Supramolecular-structured hydrogels showing a reversible phase transition by inclusion complexation between poly(ethylene glycol) grafted dextran and α-cyclodextrin

Supramolecular-structured hydrogels were prepared on basis of the inclusion complexation between poly(ethylene glycol) grafted dextrans and alpha-cyclodextrins (alpha -CDs) in aqueous media. The inclusion complexes from the PEG grafted dextrans showed a unique gel-sol phase transition which cannot be obtained from usual polymer inclusion complexes that form crystalline precipitates. The gel-sol transition was based on the supramolecular assembly and dissociation, and the transition was reversible with hysteresis.
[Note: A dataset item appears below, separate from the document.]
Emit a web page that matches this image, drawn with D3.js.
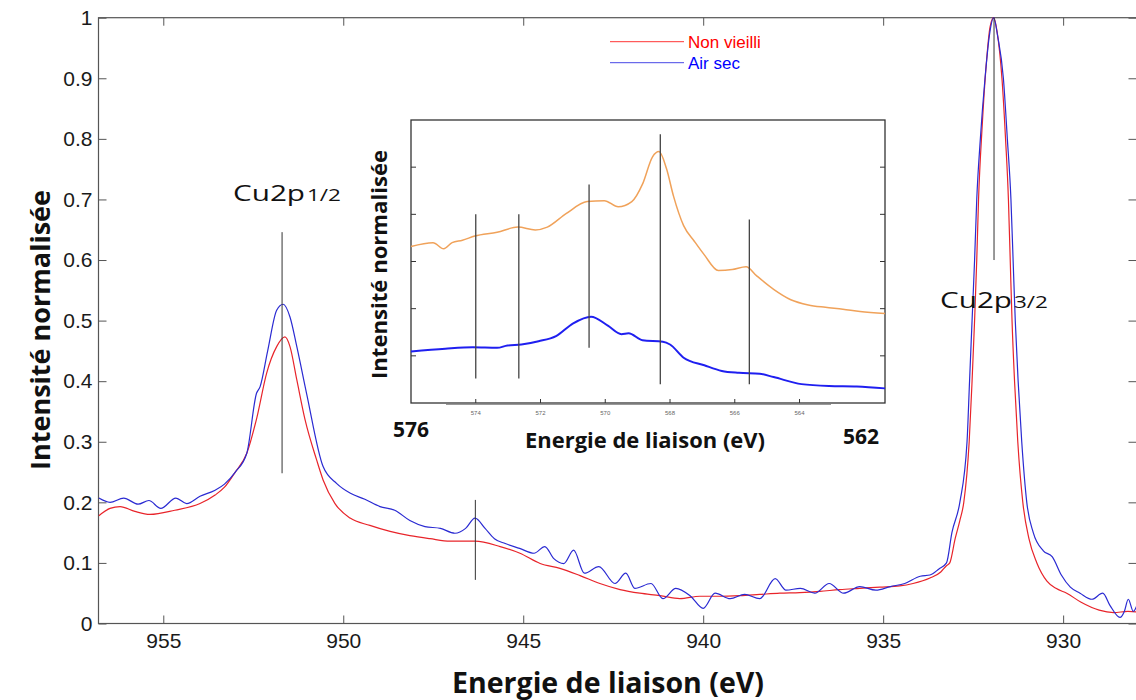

The transition temperature was controllable by variation in the polymer concentration and the PEG content in the graft copolymers as well as the stoichiometric ratio between the guest and host molecules. The properties of the hydrogel were characterized by DSC, X-ray diffraction, and C-13 CP/MAS NMR. The X-ray diffraction data indicated that the gel contains a channel-type crystalline structure, demonstrated by a strong reflection at 2 theta = 20 degrees (d = 4.44 Angstrom). It was confirmed from the DSC and C-13 CP/MAS NMR measurements that all the PEG grafts participate in the complexation. A phase-separated structure consisting of hydrophobic and channel-type crystalline PEG inclusion complex domains and hydrated dextran matrices was suggested as the internal structure, which comprises the supramolecular-structured hydrogel.